Execution

The core of alkymi is the ability to avoid doing work when possible - this is achieved by caching outputs of recipes (see Caching), and by establishing the conditions that caused a bound function to return a given set of outputs. Furthermore, alkymi also takes into account whether the dependencies of a recipe will result in the need for re-evaluation.

Determining Status

Whenever .status() (or .brew()) is called on a Recipe instance, alkymi will traverse the graph of dependencies all the way down to determine the status for the recipe itself, as well as for all dependent nodes in the graph. The status can take on the following states:

  • Ok: Recipe is up-to-date and does not need (re)evaluation

  • IngredientDirty: One or more ingredients of the recipe have changed

  • NotEvaluatedYet: Recipe has not been evaluated yet

  • InputsChanged: One or more inputs to the recipe have changed

  • OutputsInvalid: One or more outputs of the recipe have been changed externally (see External Files)

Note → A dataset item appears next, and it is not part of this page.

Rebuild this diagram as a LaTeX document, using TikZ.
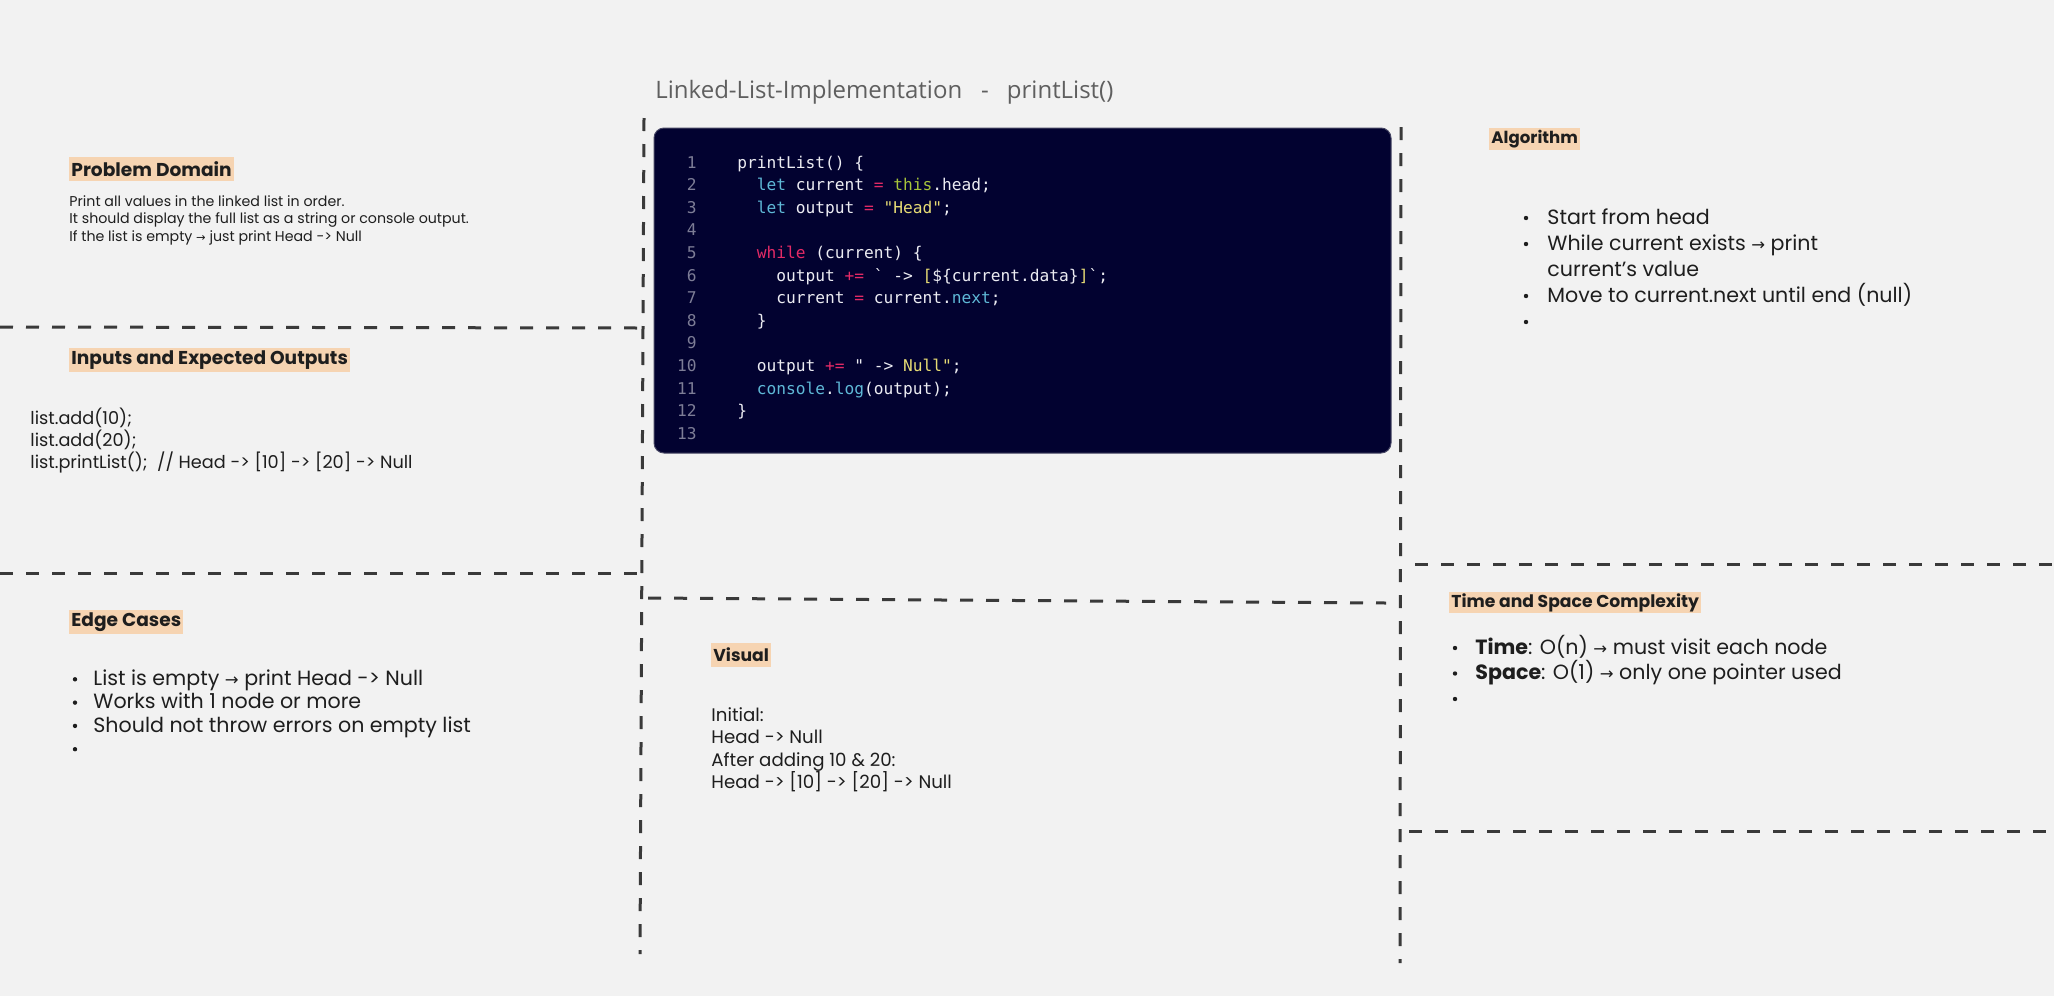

  • BoundFunctionChanged: The function referenced by the recipe has changed

  • CustomDirty: The recipe has been marked dirty through a custom cleanliness function

Throughout the documentation, “clean” will be used to refer to the Ok status, in which everything is up-to-date, and no work needs to be done; and “dirty”, which is all the status states that require some sort of (re)evaluation.

To facilitate computing the status for a recipe, each recipe stores the following information after an evaluation (the information is always stored in the state of the recipe, but is also cached to disk if caching is enabled, see Caching):

  • Input checksums

  • Output checksums

  • Bound function checksum

Once these are known, checking cleanliness can be done very efficiently by simply comparing output checksums to input checksums (string comparisons) recursively throughout the graph.

If alkymi determines that a recipe’s inputs remain the same as for the last evaluation, the next step is to check whether the bound function has changed since the last evaluation. This is slightly more expensive, since a checksum for the current bound function needs to be computed for the comparison.

Finally, if the bound function is unchanged, alkymi will check if any “external” files outside alkymi’s cache have been changed. This is expensive, since alkymi needs to read and compute a checksum for each external file that is referenced (see External Files). This step is needed to support traditional “Make”-like behavior.

Evaluation

When .brew() is called on a recipe, alkymi will compute the status of nodes in the graph, and then continue on to actually evaluating the recipes that are dirty. When starting this procedure, alkymi will traverse the graph back to the first recipe(s) that have the Ok status, grab the corresponding outputs, and then proceed back up the graph toward the target recipe. As described in the Caching section, alkymi will only load cached outputs when they are actually needed for calling a bound function. For each node that is visited as part of the evaluation, alkymi will call the bound function and cache the outputs if enabled, before proceeding to the next node. When the target recipe has been evaluated, the outputs are returned from the .brew() call to the caller.

Note that when a sequence of similar values (e.g. a list of strings) needs to have a function applied to each of them (similar to Python’s built-in map function), alkymi can perform partial evaluation and caching of the results (see Sequences)

Parallel Execution

When calling .brew(), the jobs argument can be used to specify a number of threads to parallelize the evaluation across (the default is 1 - i.e. single threaded execution). When using multiple threads, alkymi will automatically run bound functions as soon as their inputs become available.

Custom Cleanliness Functions

Normally, alkymi operates under the assumption that bound functions are “pure”, in that they take some inputs, and produce some outputs without affecting state outside of the function 1. However, in some cases it might be beneficial to allow an additional “custom” check to see if a recipe should be re-evaluated, e.g.:

  • Finding all files in a directory - impure because the filesystem can be changed

  • Downloading a file from the internet - the file contents may have changed since the initial download

To facilitate “impure” use cases such as those above, alkymi supports using a custom cleanliness function when wrapping a bound function in a recipe 2, e.g.:

def impure_func() -> List[Path]:
    # Find all files in 'my_directory'
    return list(Path("my_directory").rglob())

def check_clean(last_output: List[Path]) -> bool:
    # Rerun glob and see if list of files has changed
    return _glob_recipe() == last_output

return Recipe([], impure_func, "read_my_directory", transient=False, cache=CacheType.Auto,
        cleanliness_func=check_clean)
1

Note that variables referenced in a bound function will influence the checksum of the bound function, potentially resulting in the associated recipe being marked “dirty” due to the checksum of the function changing.

2

Note that the recipe decorator currently doesn’t expose the cleanliness_func argument.